Abrazar la esperanza
Pese al cariño que le tenga nuestra mente al fatalismo y al deseo que busquen adquirir nuestros demonios de alcoba e inseguridades, a la creación de terribles escenarios, existe también la posibilidad de que gane la esperanza.
En múltiples ocasiones nos vemos envueltos en un devenir que día a día aumenta, hasta crear un vértigo tan intenso que nos termina consumiendo de a poco; haciéndonos perder la sensatez, abrazar la desdicha y el dolor, que, pese a que sea bastante seductor, se va filtrando dentro de nosotros hasta hacer que nos desbordemos por dentro. Peor, cuando abrazamos un escenario doloroso de un futuro que no existe aún.
Por más probable que sea, nada es real hasta que sucede, aunque nuestra mente se la pase trabajando en la creación de escenarios terribles para ahorrarnos un duelo, terminamos construyendo realidades que no llegan a ser, que fenecen ante lo que realmente pasa, que, en múltiples ocasiones, no es tan terrible como lo pensamos.

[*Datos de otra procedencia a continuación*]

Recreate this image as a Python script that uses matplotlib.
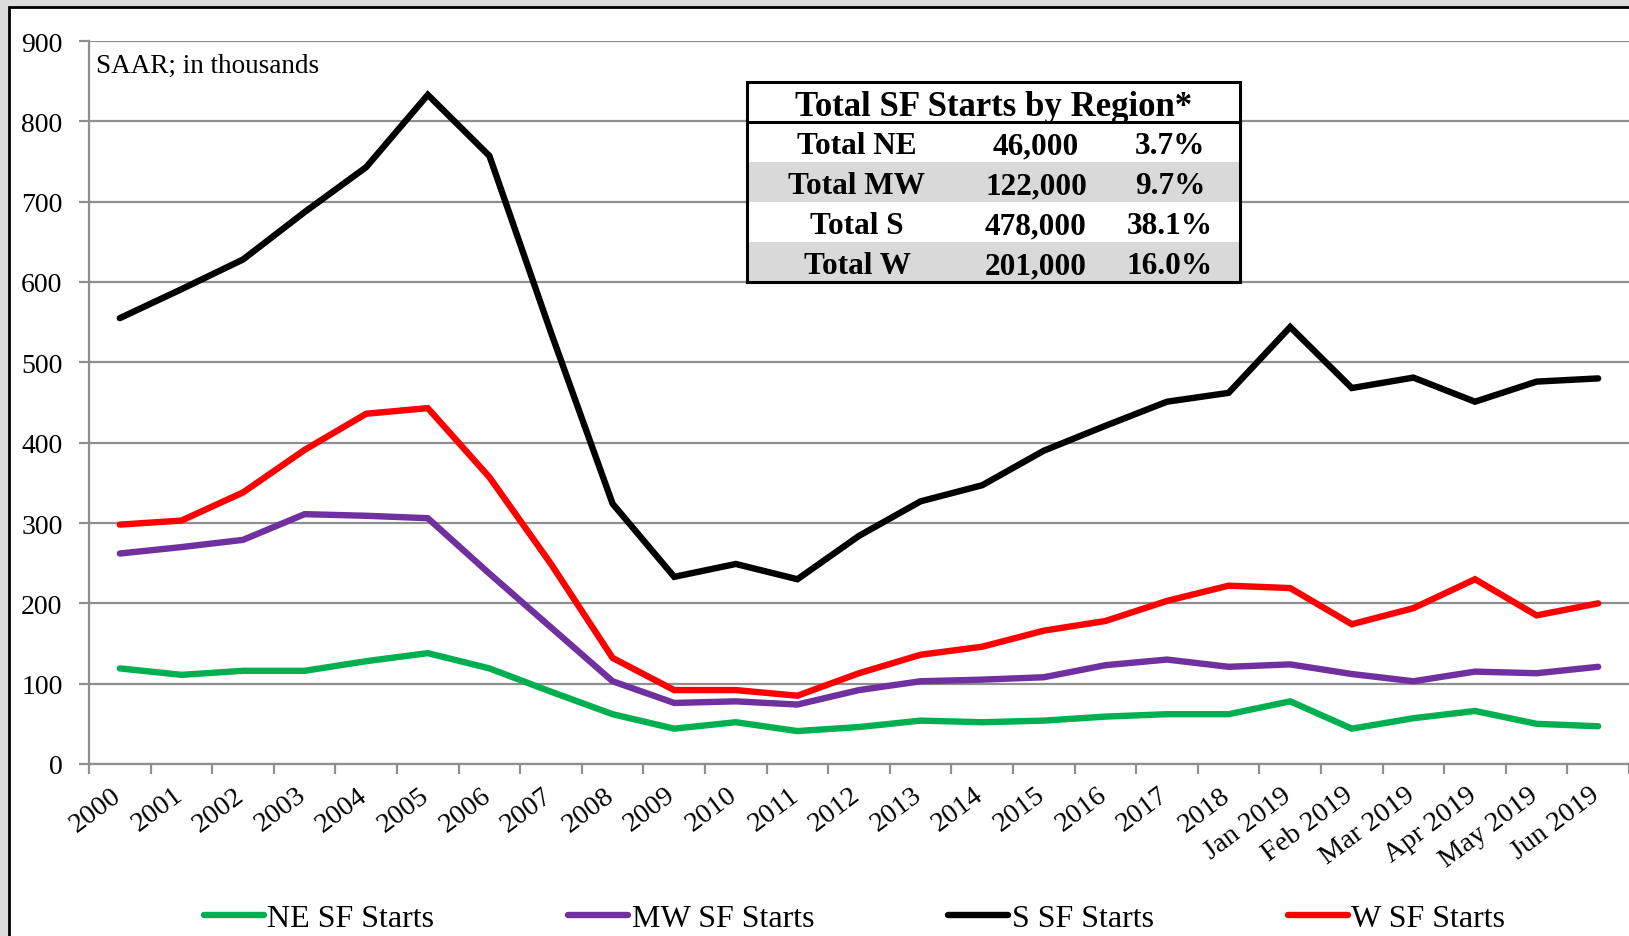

Imaginamos lo peor, le dedicamos muchísimo tiempo al pánico como si de una competencia se tratara, ver quién puede crear lo peor. Nos quedamos varados entre aquellas escenas inventadas por nosotros mismos, en el mundo de la fantasía, perdemos la brújula en lugares peligrosos que nos empujan al sufrimiento previo.
En vez de abrazar el dolor, un dolor que no ha llegado, tendríamos que ver la forma de motivarnos a ver aquellas escenas construidas desde la esperanza, que también pueden suceder, aquellas que nos motiven a dejar de ver el abismo, apartar la mirada del dolor y la culpa, abrazar aquello bueno que hemos hecho para que el mejor escenario llegue; dejar que el tiempo pase y que el barco del mañana recomponga el ahora. Saber todo lo que puede pasar, pero sostener con fe lo bueno que puede ser.